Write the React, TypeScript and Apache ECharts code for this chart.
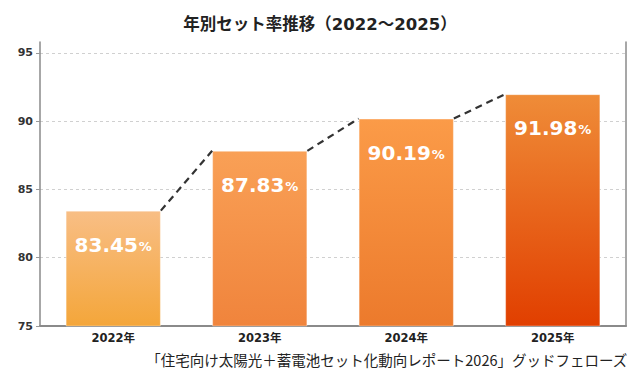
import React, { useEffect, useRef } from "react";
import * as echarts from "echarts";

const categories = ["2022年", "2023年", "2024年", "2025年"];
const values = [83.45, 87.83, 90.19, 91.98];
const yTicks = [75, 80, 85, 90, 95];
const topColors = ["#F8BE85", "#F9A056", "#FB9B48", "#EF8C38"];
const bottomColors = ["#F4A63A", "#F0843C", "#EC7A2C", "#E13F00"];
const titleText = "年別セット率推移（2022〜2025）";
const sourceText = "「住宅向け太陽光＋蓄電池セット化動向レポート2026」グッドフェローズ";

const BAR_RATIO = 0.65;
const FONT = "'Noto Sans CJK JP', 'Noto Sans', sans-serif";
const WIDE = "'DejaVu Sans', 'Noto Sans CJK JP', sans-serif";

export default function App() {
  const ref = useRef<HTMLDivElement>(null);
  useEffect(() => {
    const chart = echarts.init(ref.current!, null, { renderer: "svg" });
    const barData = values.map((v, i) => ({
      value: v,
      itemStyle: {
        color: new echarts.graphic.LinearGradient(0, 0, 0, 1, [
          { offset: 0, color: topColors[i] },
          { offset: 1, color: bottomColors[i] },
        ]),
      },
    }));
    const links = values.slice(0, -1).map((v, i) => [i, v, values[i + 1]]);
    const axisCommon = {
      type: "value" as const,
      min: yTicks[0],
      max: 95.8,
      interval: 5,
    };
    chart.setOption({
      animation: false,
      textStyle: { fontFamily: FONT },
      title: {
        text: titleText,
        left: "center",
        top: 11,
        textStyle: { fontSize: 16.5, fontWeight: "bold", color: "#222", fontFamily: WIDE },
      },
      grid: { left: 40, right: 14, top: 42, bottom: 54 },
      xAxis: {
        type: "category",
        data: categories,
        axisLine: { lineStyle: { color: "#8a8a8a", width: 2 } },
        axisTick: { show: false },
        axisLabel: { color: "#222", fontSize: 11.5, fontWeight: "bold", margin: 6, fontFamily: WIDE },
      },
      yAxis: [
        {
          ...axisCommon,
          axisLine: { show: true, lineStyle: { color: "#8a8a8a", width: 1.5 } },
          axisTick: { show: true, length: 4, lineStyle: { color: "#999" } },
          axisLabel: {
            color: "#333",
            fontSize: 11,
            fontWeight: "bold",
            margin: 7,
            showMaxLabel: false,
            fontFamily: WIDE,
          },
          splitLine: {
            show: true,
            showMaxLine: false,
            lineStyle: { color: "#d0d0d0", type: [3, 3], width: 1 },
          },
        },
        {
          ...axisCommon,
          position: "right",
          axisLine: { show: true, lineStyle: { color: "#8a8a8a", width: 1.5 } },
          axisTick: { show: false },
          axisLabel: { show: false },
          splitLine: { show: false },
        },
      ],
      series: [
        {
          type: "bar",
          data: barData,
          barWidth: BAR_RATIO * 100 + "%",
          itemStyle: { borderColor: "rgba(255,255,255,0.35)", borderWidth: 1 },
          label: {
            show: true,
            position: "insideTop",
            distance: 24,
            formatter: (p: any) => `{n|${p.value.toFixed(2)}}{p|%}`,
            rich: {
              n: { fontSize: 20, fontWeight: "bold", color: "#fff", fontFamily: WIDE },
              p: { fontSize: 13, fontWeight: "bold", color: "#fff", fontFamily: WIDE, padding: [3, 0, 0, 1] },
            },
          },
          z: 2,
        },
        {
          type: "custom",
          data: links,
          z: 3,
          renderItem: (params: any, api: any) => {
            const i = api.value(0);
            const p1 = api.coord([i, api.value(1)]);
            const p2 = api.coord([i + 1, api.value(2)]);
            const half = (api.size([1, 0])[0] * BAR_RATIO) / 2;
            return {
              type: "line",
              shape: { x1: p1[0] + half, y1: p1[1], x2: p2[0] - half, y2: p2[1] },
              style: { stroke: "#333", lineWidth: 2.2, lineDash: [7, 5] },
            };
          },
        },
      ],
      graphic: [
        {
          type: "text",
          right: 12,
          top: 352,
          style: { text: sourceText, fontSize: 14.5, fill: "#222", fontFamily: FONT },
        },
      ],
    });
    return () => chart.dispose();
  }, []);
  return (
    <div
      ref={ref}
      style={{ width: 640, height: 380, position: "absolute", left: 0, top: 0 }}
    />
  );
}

·····

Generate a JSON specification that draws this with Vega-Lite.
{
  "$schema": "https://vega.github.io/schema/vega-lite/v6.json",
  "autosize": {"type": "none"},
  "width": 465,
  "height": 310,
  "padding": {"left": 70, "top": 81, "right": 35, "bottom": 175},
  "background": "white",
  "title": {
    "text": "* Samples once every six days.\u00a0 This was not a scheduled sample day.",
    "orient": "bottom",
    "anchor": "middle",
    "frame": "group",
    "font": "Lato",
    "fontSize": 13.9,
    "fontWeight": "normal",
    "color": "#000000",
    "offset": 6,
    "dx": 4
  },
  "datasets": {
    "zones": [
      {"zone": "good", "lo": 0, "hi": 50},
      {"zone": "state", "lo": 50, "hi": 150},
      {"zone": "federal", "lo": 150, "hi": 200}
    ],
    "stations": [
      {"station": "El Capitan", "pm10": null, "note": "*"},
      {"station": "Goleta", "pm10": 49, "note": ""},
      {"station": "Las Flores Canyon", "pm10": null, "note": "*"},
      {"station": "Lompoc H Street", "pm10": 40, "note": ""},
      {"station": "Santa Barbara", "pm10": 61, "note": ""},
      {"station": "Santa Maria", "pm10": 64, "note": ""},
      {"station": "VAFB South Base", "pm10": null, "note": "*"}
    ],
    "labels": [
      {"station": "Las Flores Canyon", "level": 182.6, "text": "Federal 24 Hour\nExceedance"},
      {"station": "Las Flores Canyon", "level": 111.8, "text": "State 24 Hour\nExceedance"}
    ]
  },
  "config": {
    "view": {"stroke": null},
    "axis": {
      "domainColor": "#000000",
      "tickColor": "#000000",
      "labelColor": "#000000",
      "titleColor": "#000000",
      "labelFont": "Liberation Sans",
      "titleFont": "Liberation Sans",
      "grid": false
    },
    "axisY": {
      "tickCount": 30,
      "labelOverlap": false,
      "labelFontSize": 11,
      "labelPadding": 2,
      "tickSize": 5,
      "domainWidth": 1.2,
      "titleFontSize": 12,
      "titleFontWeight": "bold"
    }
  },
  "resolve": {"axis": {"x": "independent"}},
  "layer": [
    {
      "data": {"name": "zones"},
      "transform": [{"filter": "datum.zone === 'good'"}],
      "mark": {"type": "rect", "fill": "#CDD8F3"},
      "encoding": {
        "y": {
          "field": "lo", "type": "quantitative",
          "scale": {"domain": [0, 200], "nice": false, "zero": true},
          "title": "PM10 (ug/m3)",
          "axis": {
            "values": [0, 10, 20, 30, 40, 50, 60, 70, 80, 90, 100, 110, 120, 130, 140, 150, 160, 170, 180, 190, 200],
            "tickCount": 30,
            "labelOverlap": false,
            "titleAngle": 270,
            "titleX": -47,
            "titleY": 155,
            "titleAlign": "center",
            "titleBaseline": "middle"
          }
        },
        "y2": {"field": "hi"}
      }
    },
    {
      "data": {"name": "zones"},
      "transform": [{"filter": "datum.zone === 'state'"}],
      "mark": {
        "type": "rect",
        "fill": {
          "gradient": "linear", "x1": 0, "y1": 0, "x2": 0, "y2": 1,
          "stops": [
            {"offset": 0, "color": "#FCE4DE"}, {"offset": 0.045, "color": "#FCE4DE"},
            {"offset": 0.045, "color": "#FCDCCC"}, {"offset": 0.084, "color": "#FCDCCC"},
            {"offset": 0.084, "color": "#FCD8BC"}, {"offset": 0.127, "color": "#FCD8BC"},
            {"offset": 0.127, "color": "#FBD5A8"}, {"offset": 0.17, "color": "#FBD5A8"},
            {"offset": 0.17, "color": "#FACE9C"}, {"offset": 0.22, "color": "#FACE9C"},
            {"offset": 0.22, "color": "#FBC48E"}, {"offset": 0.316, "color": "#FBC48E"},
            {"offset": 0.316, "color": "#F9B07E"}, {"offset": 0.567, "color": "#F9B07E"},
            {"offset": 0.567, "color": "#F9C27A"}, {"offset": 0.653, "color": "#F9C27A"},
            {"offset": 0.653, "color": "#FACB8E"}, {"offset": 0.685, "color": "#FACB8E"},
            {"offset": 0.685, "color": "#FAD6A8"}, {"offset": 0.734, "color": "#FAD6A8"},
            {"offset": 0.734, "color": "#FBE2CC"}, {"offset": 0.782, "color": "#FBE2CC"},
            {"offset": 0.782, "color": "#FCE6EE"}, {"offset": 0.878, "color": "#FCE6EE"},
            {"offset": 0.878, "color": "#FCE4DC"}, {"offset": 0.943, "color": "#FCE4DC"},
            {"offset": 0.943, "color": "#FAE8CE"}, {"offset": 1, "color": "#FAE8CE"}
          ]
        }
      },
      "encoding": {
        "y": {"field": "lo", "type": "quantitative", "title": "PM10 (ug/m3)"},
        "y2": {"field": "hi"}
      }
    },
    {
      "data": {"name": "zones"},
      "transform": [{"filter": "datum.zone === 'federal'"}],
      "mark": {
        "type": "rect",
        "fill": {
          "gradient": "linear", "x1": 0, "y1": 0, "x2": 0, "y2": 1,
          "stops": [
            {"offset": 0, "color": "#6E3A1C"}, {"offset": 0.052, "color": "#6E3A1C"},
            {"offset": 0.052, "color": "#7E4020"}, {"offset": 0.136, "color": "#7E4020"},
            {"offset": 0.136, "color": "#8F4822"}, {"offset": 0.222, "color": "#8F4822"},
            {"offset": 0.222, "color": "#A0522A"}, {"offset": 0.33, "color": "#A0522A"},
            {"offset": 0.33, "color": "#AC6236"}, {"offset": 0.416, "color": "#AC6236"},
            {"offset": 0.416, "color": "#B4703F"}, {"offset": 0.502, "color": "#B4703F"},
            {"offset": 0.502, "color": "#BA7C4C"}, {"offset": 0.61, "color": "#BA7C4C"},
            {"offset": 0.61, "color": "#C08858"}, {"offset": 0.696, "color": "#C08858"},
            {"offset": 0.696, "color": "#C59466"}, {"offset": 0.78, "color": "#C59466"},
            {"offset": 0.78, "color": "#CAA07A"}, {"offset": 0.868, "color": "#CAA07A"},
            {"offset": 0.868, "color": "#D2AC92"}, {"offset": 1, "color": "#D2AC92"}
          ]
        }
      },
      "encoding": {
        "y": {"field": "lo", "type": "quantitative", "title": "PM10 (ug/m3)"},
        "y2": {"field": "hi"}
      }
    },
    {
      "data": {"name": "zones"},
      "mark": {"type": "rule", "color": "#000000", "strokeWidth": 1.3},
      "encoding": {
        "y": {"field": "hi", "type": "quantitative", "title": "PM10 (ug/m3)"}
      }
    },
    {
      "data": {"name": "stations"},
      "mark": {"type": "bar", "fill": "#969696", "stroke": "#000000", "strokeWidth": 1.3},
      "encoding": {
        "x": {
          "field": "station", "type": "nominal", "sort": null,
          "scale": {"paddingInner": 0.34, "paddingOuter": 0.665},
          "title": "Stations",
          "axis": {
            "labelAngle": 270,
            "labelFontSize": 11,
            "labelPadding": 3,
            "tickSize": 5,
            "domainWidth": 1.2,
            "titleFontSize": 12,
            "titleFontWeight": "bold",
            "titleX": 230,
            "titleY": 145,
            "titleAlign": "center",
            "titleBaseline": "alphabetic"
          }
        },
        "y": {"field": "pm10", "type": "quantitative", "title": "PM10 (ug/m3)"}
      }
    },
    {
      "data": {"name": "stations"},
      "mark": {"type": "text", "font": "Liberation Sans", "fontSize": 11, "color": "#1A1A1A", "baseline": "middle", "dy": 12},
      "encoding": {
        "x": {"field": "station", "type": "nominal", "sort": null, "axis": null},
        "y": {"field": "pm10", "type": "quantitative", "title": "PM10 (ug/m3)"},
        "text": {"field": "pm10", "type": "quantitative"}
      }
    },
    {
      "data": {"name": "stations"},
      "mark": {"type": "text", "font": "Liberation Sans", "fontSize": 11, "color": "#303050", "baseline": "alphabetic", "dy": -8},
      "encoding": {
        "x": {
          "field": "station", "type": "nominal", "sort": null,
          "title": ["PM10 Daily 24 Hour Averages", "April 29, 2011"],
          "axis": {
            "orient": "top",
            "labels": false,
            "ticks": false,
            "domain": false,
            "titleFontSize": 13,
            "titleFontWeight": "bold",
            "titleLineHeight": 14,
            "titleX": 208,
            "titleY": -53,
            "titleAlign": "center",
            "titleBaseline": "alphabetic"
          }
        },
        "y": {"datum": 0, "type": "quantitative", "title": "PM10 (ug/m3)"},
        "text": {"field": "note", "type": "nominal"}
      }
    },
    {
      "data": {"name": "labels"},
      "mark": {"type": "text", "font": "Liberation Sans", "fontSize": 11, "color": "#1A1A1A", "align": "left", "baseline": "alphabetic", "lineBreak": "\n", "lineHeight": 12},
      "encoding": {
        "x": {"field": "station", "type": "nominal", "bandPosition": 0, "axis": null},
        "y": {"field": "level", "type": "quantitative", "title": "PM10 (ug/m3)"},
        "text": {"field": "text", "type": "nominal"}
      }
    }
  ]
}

·····

WHAT TO DO: Copy out exactly the material that runs from the line with "Write the React, TypeScript" to the line with "import * as", ends included, and leave the pictures behind.

EXPECTED ANSWER:
Write the React, TypeScript and Apache ECharts code for this chart.
import React, { useEffect, useRef } from "react";
import * as echarts from "echarts";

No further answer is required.